» OBJECTIVE: Print exactly the lines from the first one down to the line that contains "- JD 120.875']", both included, and skip the pictures.

» COLLECTED DATA:
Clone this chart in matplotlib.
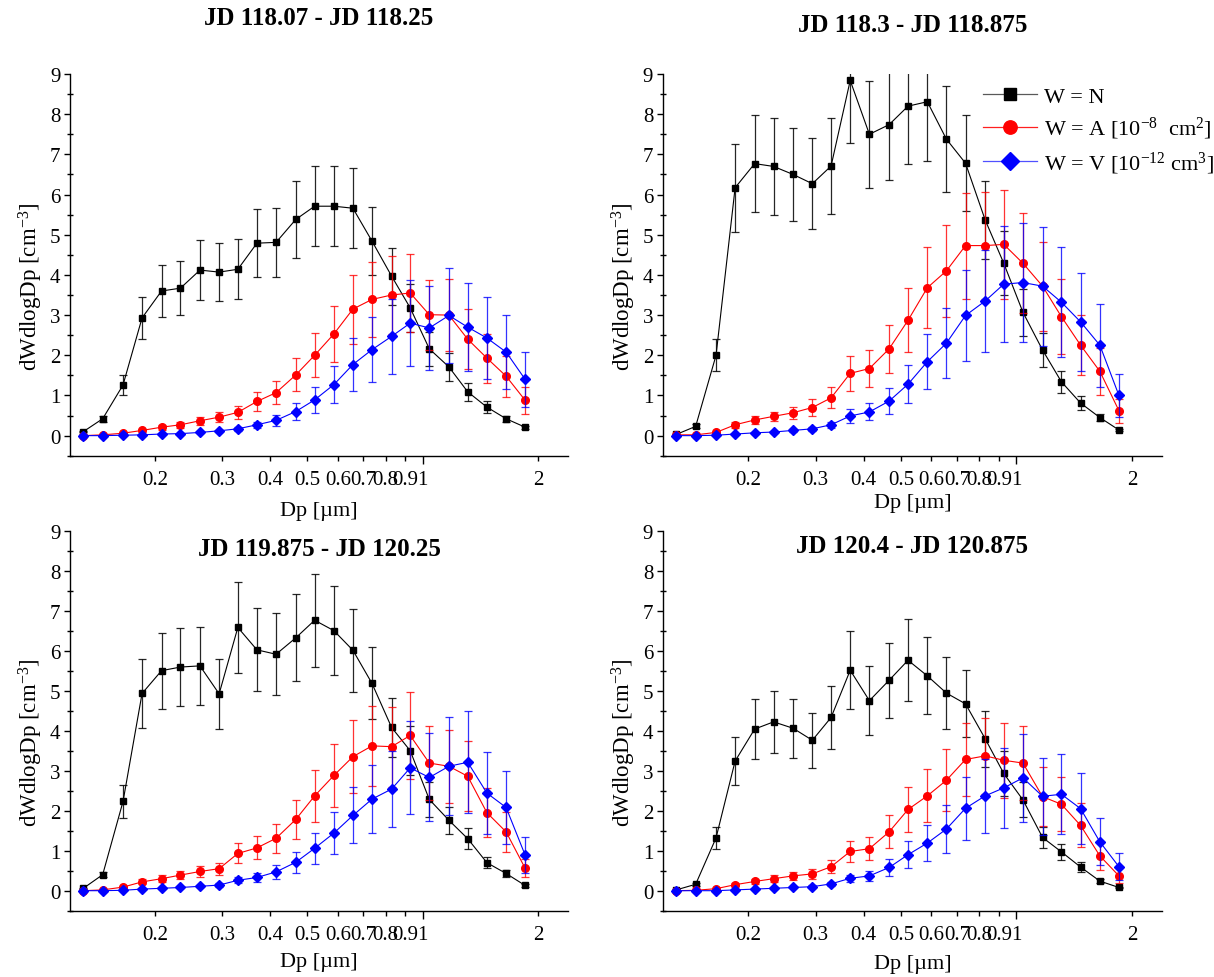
import numpy as np
import matplotlib
matplotlib.use('Agg')
import matplotlib.pyplot as plt
from matplotlib.lines import Line2D
from matplotlib.ticker import FixedLocator, FixedFormatter

plt.rcParams['font.family'] = ['Liberation Serif', 'DejaVu Serif']
plt.rcParams['mathtext.fontset'] = 'custom'
plt.rcParams['mathtext.rm'] = 'Liberation Serif'
plt.rcParams['mathtext.it'] = 'Liberation Serif:italic'
plt.rcParams['mathtext.default'] = 'regular'

# particle diameter bins [um]
dp = [0.130, 0.146, 0.165, 0.185, 0.208, 0.233, 0.262, 0.294, 0.329, 0.369, 0.414, 0.466,
      0.522, 0.586, 0.657, 0.737, 0.829, 0.927, 1.04, 1.17, 1.31, 1.47, 1.65, 1.85]

titles = ['JD 118.07 - JD 118.25', 'JD 118.3 - JD 118.875',
          'JD 119.875 - JD 120.25', 'JD 120.4 - JD 120.875']

# JD 118.07 - 118.25
n1 = [0.10, 0.42, 1.26, 2.93, 3.60, 3.67, 4.12, 4.07, 4.14, 4.79, 4.81, 5.38,
      5.71, 5.71, 5.66, 4.84, 3.97, 3.18, 2.16, 1.71, 1.09, 0.71, 0.42, 0.21]
n1_err = [0.02, 0.08, 0.25, 0.53, 0.65, 0.67, 0.74, 0.73, 0.75, 0.85, 0.86, 0.95,
          1.00, 1.00, 1.00, 0.85, 0.71, 0.59, 0.43, 0.34, 0.22, 0.14, 0.08, 0.04]
a1 = [0.00, 0.02, 0.06, 0.13, 0.21, 0.27, 0.37, 0.46, 0.58, 0.85, 1.07, 1.51,
      2.00, 2.53, 3.15, 3.39, 3.50, 3.55, 3.01, 3.00, 2.40, 1.93, 1.48, 0.88]
a1_err = [0.00, 0.01, 0.02, 0.04, 0.06, 0.07, 0.10, 0.12, 0.16, 0.23, 0.29, 0.41,
          0.55, 0.70, 0.86, 0.93, 0.97, 0.98, 0.87, 0.89, 0.75, 0.61, 0.51, 0.34]
v1 = [0.00, 0.00, 0.01, 0.02, 0.04, 0.05, 0.08, 0.12, 0.17, 0.27, 0.38, 0.60,
      0.89, 1.27, 1.77, 2.14, 2.47, 2.80, 2.68, 2.99, 2.70, 2.43, 2.08, 1.40]
v1_err = [0.00, 0.00, 0.00, 0.01, 0.01, 0.02, 0.02, 0.03, 0.05, 0.07, 0.14, 0.22,
          0.33, 0.47, 0.67, 0.81, 0.94, 1.07, 1.04, 1.19, 1.09, 1.02, 0.92, 0.68]

# JD 118.3 - 118.875
n2 = [0.03, 0.23, 2.00, 6.17, 6.77, 6.70, 6.50, 6.27, 6.71, 8.84, 7.50, 7.74,
      8.20, 8.31, 7.38, 6.78, 5.37, 4.29, 3.07, 2.13, 1.34, 0.81, 0.45, 0.14]
n2_err = [0.01, 0.05, 0.40, 1.10, 1.20, 1.20, 1.16, 1.13, 1.20, 1.55, 1.33, 1.37,
          1.45, 1.47, 1.31, 1.20, 0.97, 0.80, 0.58, 0.42, 0.28, 0.18, 0.09, 0.03]
a2 = [0.02, 0.02, 0.08, 0.27, 0.39, 0.48, 0.57, 0.70, 0.94, 1.55, 1.67, 2.16,
      2.87, 3.68, 4.10, 4.73, 4.73, 4.76, 4.29, 3.72, 2.96, 2.25, 1.60, 0.62]
a2_err = [0.00, 0.01, 0.02, 0.07, 0.09, 0.12, 0.15, 0.20, 0.26, 0.43, 0.46, 0.60,
          0.80, 1.01, 1.14, 1.32, 1.34, 1.35, 1.24, 1.11, 0.93, 0.74, 0.58, 0.30]
v2 = [0.00, 0.00, 0.01, 0.04, 0.07, 0.09, 0.13, 0.17, 0.27, 0.49, 0.59, 0.86,
      1.28, 1.84, 2.30, 2.99, 3.35, 3.77, 3.81, 3.72, 3.32, 2.83, 2.25, 1.00]
v2_err = [0.00, 0.00, 0.00, 0.01, 0.02, 0.03, 0.04, 0.05, 0.07, 0.18, 0.21, 0.32,
          0.48, 0.69, 0.87, 1.13, 1.27, 1.45, 1.49, 1.48, 1.37, 1.22, 1.03, 0.54]

# JD 119.875 - 120.25
n3 = [0.06, 0.40, 2.23, 4.93, 5.50, 5.59, 5.62, 4.92, 6.58, 6.02, 5.91, 6.32,
      6.76, 6.50, 6.01, 5.18, 4.08, 3.50, 2.28, 1.76, 1.30, 0.70, 0.43, 0.13]
n3_err = [0.01, 0.06, 0.42, 0.87, 0.95, 0.97, 0.98, 0.87, 1.13, 1.04, 1.02, 1.09,
          1.16, 1.12, 1.04, 0.90, 0.73, 0.62, 0.44, 0.34, 0.26, 0.14, 0.08, 0.03]
a3 = [0.00, 0.02, 0.09, 0.22, 0.30, 0.39, 0.48, 0.55, 0.93, 1.07, 1.31, 1.78,
      2.37, 2.88, 3.35, 3.62, 3.60, 3.88, 3.19, 3.11, 2.86, 1.95, 1.47, 0.56]
a3_err = [0.00, 0.01, 0.03, 0.06, 0.08, 0.11, 0.14, 0.15, 0.25, 0.29, 0.36, 0.48,
          0.65, 0.79, 0.91, 1.00, 1.00, 1.08, 0.92, 0.91, 0.87, 0.62, 0.50, 0.23]
v3 = [0.00, 0.00, 0.01, 0.04, 0.06, 0.08, 0.11, 0.14, 0.26, 0.33, 0.47, 0.71,
      1.06, 1.44, 1.88, 2.29, 2.54, 3.07, 2.83, 3.11, 3.21, 2.44, 2.08, 0.89]
v3_err = [0.00, 0.00, 0.00, 0.01, 0.02, 0.02, 0.03, 0.04, 0.07, 0.11, 0.17, 0.26,
          0.39, 0.53, 0.70, 0.86, 0.96, 1.16, 1.10, 1.22, 1.27, 1.02, 0.91, 0.45]

# JD 120.4 - 120.875
n4 = [0.02, 0.16, 1.32, 3.24, 4.04, 4.22, 4.06, 3.76, 4.33, 5.51, 4.75, 5.26,
      5.76, 5.37, 4.94, 4.67, 3.80, 2.93, 2.27, 1.33, 0.97, 0.59, 0.24, 0.08]
n4_err = [0.01, 0.04, 0.27, 0.60, 0.74, 0.77, 0.74, 0.69, 0.78, 0.98, 0.86, 0.94,
          1.03, 0.96, 0.89, 0.84, 0.70, 0.56, 0.44, 0.27, 0.20, 0.13, 0.05, 0.02]
a4 = [0.00, 0.01, 0.05, 0.15, 0.23, 0.30, 0.37, 0.42, 0.60, 0.98, 1.05, 1.47,
      2.03, 2.37, 2.76, 3.28, 3.37, 3.26, 3.19, 2.35, 2.16, 1.63, 0.87, 0.37]
a4_err = [0.00, 0.00, 0.02, 0.04, 0.06, 0.08, 0.10, 0.12, 0.17, 0.27, 0.29, 0.41,
          0.56, 0.66, 0.77, 0.92, 0.95, 0.94, 0.93, 0.73, 0.68, 0.55, 0.35, 0.19]
v4 = [0.00, 0.00, 0.00, 0.02, 0.04, 0.06, 0.08, 0.10, 0.17, 0.31, 0.37, 0.58,
      0.90, 1.19, 1.54, 2.06, 2.37, 2.57, 2.82, 2.36, 2.41, 2.05, 1.22, 0.60]
v4_err = [0.00, 0.00, 0.00, 0.01, 0.01, 0.02, 0.02, 0.03, 0.05, 0.09, 0.13, 0.22,
          0.34, 0.45, 0.59, 0.79, 0.92, 1.00, 1.10, 0.96, 1.00, 0.89, 0.59, 0.34]

labels = ['W = N', r'W = A [10$^{-8}$  cm$^{2}$]', r'W = V [10$^{-12}$ cm$^{3}$]']

panels = [(n1, n1_err, a1, a1_err, v1, v1_err),
          (n2, n2_err, a2, a2_err, v2, v2_err),
          (n3, n3_err, a3, a3_err, v3, v3_err),
          (n4, n4_err, a4, a4_err, v4, v4_err)]

# axes rectangles in figure fraction, title / xlabel offsets in axes fraction
rects = [[0.0577, 0.5330, 0.4102, 0.3903],
         [0.5461, 0.5330, 0.4110, 0.3903],
         [0.0577, 0.0678, 0.4102, 0.3886],
         [0.5461, 0.0678, 0.4110, 0.3886]]
title_y = [1.149, 1.131, 0.952, 0.960]
xlab_y = [-0.118, -0.097, -0.108, -0.114]

xt_minor = [0.2, 0.3, 0.4, 0.5, 0.6, 0.7, 0.8, 0.9, 2]

fig = plt.figure(figsize=(12.14, 9.78), dpi=100)

for i, (n, ne, a, ae, v, ve) in enumerate(panels):
    ax = fig.add_axes(rects[i])
    styles = [(n, ne, 'k', (0, 0, 0, 0.85), '0.35', 's', 5.0),
              (a, ae, 'r', (1, 0, 0, 0.8), '#ff2020', 'o', 5.5),
              (v, ve, 'b', (0, 0, 1, 0.8), '#5050ff', 'D', 5.0)]
    handles = []
    for j, (y, e, c, ec, lc, m, ms) in enumerate(styles):
        ax.errorbar(dp, y, yerr=e, color=c, marker=m, ms=ms, lw=0.8,
                    elinewidth=0.9, capsize=3, capthick=0.9, ecolor=ec,
                    zorder=2 + j)
        handles.append(Line2D([], [], color=lc, marker=m, ms=ms * 1.75, lw=0.9,
                              markerfacecolor=c, markeredgecolor=c))

    ax.set_xscale('log')
    ax.set_xlim(0.12, 2.394)
    ax.set_ylim(-0.5, 9)
    for s in ['top', 'right']:
        ax.spines[s].set_visible(False)
    for s in ['left', 'bottom']:
        ax.spines[s].set_linewidth(1.0)

    ax.xaxis.set_major_locator(FixedLocator([1]))
    ax.xaxis.set_major_formatter(FixedFormatter(['1']))
    ax.xaxis.set_minor_locator(FixedLocator(xt_minor))
    ax.xaxis.set_minor_formatter(FixedFormatter(['0.2', '0.3', '0.4', '0.5', '0.6',
                                                 '0.7', '0.8', '0.9', '2']))
    ax.set_yticks(range(10))
    ax.set_yticks(np.arange(-0.5, 9, 1.0), minor=True)
    ax.tick_params(axis='x', which='major', direction='out', length=6, width=1.0,
                   labelsize=15, pad=4)
    ax.tick_params(axis='x', which='minor', direction='out', length=3.5, width=1.0,
                   labelsize=15, pad=6.5)
    ax.tick_params(axis='y', which='major', direction='out', length=4, width=1.0,
                   labelsize=15, pad=3)
    ax.tick_params(axis='y', which='minor', direction='inout', length=4, width=1.0)

    ax.set_ylabel(r'dWdlogDp [cm$^{-3}$]', fontsize=16.5)
    ax.yaxis.set_label_coords(-0.05, 0.445)
    ax.set_xlabel(u'Dp [\u00b5m]', fontsize=16)
    ax.xaxis.set_label_coords(0.5, xlab_y[i])
    ax.text(0.5, title_y[i], titles[i], transform=ax.transAxes, ha='center',
            va='center', fontsize=18, fontweight='bold')

    if i == 1:
        leg = ax.legend(handles, labels, loc='upper left',
                        bbox_to_anchor=(983 / 1214, 1 - 87 / 978),
                        bbox_transform=fig.transFigure, frameon=False, fontsize=16,
                        handlelength=2.45, handletextpad=0.3,
                        borderpad=0, borderaxespad=0, labelspacing=0.38)

fig.savefig('out.png', dpi=100)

» EXERCISE SOLUTION:
Clone this chart in matplotlib.
import numpy as np
import matplotlib
matplotlib.use('Agg')
import matplotlib.pyplot as plt
from matplotlib.lines import Line2D
from matplotlib.ticker import FixedLocator, FixedFormatter

plt.rcParams['font.family'] = ['Liberation Serif', 'DejaVu Serif']
plt.rcParams['mathtext.fontset'] = 'custom'
plt.rcParams['mathtext.rm'] = 'Liberation Serif'
plt.rcParams['mathtext.it'] = 'Liberation Serif:italic'
plt.rcParams['mathtext.default'] = 'regular'

# particle diameter bins [um]
dp = [0.130, 0.146, 0.165, 0.185, 0.208, 0.233, 0.262, 0.294, 0.329, 0.369, 0.414, 0.466,
      0.522, 0.586, 0.657, 0.737, 0.829, 0.927, 1.04, 1.17, 1.31, 1.47, 1.65, 1.85]

titles = ['JD 118.07 - JD 118.25', 'JD 118.3 - JD 118.875',
          'JD 119.875 - JD 120.25', 'JD 120.4 - JD 120.875']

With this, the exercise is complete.